Transmedia narratives use a combination of Barthesian hermeneutic codes, negative capability and migratory cues to guide audiences across multiple media platforms. This thesis examines complex narratives from comics, novels, films and video games, but draws upon the transmedia franchises built around Jim Henson’s Labyrinth and The Dark Crystal to provide two primary case studies in how these techniques can be deployed with varying results. By paying close attention to staying in canon, building an open world, maintaining a consistent tone across extensions, carefully deciding when to begin building a transmedia franchise, addressing open questions while posing new ones, and looking for ways to help audiences keep track of how each extension relates to each other, transmedia storytellers can weave complex narratives that will prove rewarding to audiences, academics and producers alike.
About Geoffrey Long
Geoffrey Long is a storyteller, scholar, and consultant exploring the future of storytelling and how storyworlds and technology co-evolve. He is co-editor of the Playful Thinking series for MIT Press, an Assistant Teaching Professor in the Emerging Technology in Business and Design department at Miami University of Ohio's College of Creative Arts, and the Director of Miami's Worldbuilding + Narrative Design Research (WNDR) Lab.

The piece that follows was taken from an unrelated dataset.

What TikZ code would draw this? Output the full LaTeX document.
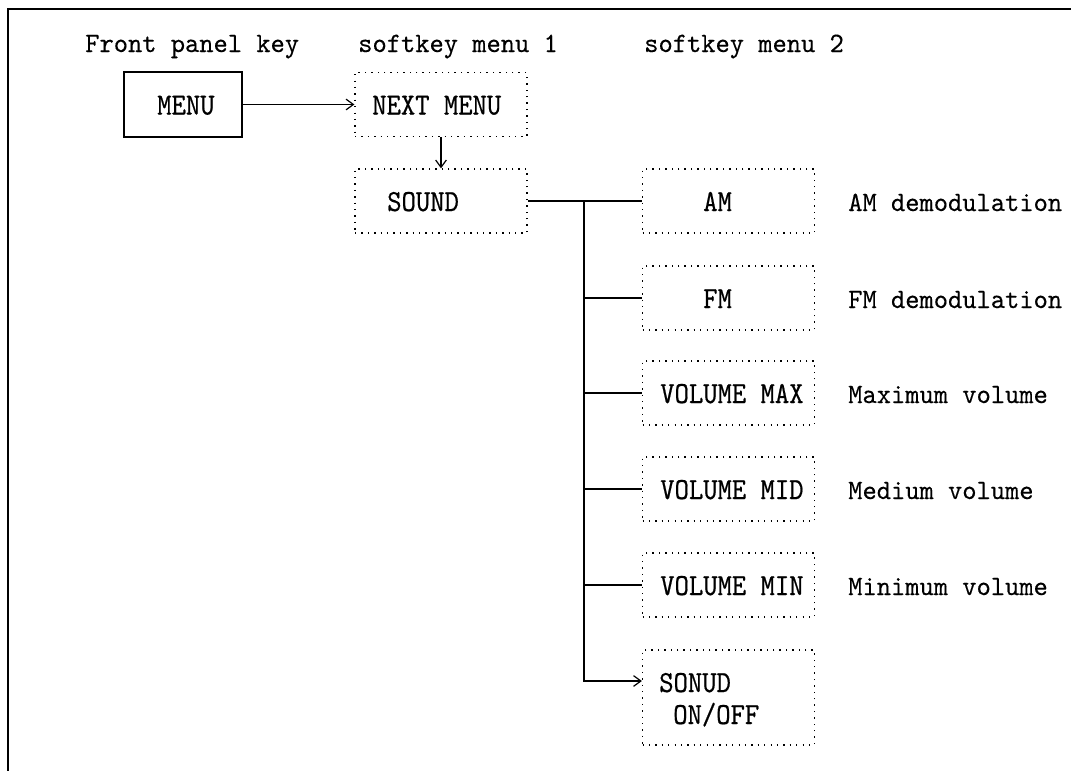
\documentclass[tikz,border=0pt]{standalone}
\usepackage{fontspec}
\usetikzlibrary{arrows.meta,calc}
\newfontfamily\boxfont{lmmono10-regular.otf}[FakeStretch=0.89,FakeBold=0.5]
\newfontfamily\plainfont{lmmono10-regular.otf}[FakeStretch=0.97,FakeBold=0.3]
\begin{document}
\begin{tikzpicture}[x=0.75pt,y=-0.75pt,
  softbox/.style={draw, line width=0.9pt, dash pattern=on 1pt off 3.8pt, minimum width=129pt, minimum height=48pt, inner sep=0pt},
  keybox/.style={draw, line width=1.7pt, minimum width=88.5pt, minimum height=48.75pt, inner sep=0pt},
  boxtext/.style={anchor=base west, inner sep=0pt, font=\boxfont\fontsize{23}{28}\selectfont},
  plaintext/.style={anchor=base west, inner sep=0pt, font=\plainfont\fontsize{21}{26}\selectfont},
  conn/.style={line width=0.9pt},
  arr/.style={conn, -{Straight Barb[length=5.5pt,width=8pt]}}]
\useasboundingbox (0,0) rectangle (1071,771);
% frame
\draw[line width=1.5pt] (1071,9) -- (8,9) -- (8,771);
% headers
\node[plaintext] (h0) at (85,52) {Front panel key};
\node[plaintext] (h1) at (358,52) {softkey menu 1};
\node[plaintext] (h2) at (644,52) {softkey menu 2};
% boxes
\node[keybox] (menu) at (183,104.5) {};
\node[softbox] (next) at (441,104.5) {};
\node[softbox] (sound) at (441,201) {};
\node[softbox] (am) at (728.5,201) {};
\node[softbox] (fm) at (728.5,298) {};
\node[softbox] (vmax) at (728.5,393) {};
\node[softbox] (vmid) at (728.5,489) {};
\node[softbox] (vmin) at (728.5,585) {};
\node[softbox, minimum height=71.25pt] (sonud) at (728.5,697.5) {};
% box texts
\node[boxtext] (tmenu) at (157,114.5) {MENU};
\node[boxtext] (tnext) at (372,114.5) {NEXT MENU};
\node[boxtext] (tsound) at (387,211) {SOUND};
\node[boxtext] (tam) at (703,211) {AM};
\node[boxtext] (tfm) at (703,308) {FM};
\node[boxtext] (tvmax) at (660,403) {VOLUME MAX};
\node[boxtext] (tvmid) at (660,499) {VOLUME MID};
\node[boxtext] (tvmin) at (660,595) {VOLUME MIN};
\node[boxtext] (tson1) at (659,692) {SONUD};
\node[boxtext] (tson2) at (673,724) {ON/OFF};
% descriptions
\node[plaintext] (dam) at (848,211) {AM demodulation};
\node[plaintext] (dfm) at (848,308) {FM demodulation};
\node[plaintext] (dvmax) at (848,403) {Maximum volume};
\node[plaintext] (dvmid) at (848,499) {Medium volume};
\node[plaintext] (dvmin) at (848,595) {Minimum volume};
% connectors
\draw[arr] (menu.east) -- (next.west);
\draw[arr] (next.south) -- (sound.north);
\draw[conn] (sound.east) -- (am.west);
\coordinate (trunk) at (584,201);
\coordinate (sonin) at ($(sonud.west)+(0,-16.5)$);
\draw[arr] (trunk) |- (sonin);
\draw[conn] (trunk |- fm.west) -- (fm.west);
\draw[conn] (trunk |- vmax.west) -- (vmax.west);
\draw[conn] (trunk |- vmid.west) -- (vmid.west);
\draw[conn] (trunk |- vmin.west) -- (vmin.west);
\end{tikzpicture}
\end{document}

In his previous academic and professional lives Geoff has been a Visiting Assistant Professor in Digital Liberal Arts and Director of the Whittier Other Worlds (WOW) Lab at Whittier College; Creative Director for the World Building Media Lab at the University of Southern California's School of Cinematic Arts; Technical Director and Creative Director for the Annenberg Innovation Lab at USC's Annenberg School of Communication and Journalism; cofounder of Microsoft Studios' Narrative Design Team; a member of a "future of media" think tank under Microsoft CTO/CXOs J Allard and Ray Ozzie; and a founding member of the Singapore-MIT GAMBIT Game Lab and the Convergence Culture Consortium at the Massachusetts Institute of Technology. His writing has appeared in The Edison Project from the USC Annenberg Innovation Lab; Durhy Kurtz and Bourdaa's The Rise of Transtexts: Challenges and Opportunities and Wolf's Revisiting Imaginary Worlds: A Subcreation Studies Anthology, both from Routledge; and the extended online edition of Jenkins, Ford and Green's Spreadable Media from NYU Press. As a scholar and consultant Geoff has worked with Amazon Studios, BET, Cisco, the City of Los Angeles, DirecTV, Fidelity, FOX, Havas, HBO, IBM, Intel, the Los Angeles Times, MTV, Turner Broadcasting, Walt Disney Imagineering and Warner Bros.
Geoff holds a BA in English and Philosophy from Kenyon College, a master's in Comparative Media Studies from MIT, and a Ph.D. in Media Arts + Practice from USC's School of Cinematic Arts.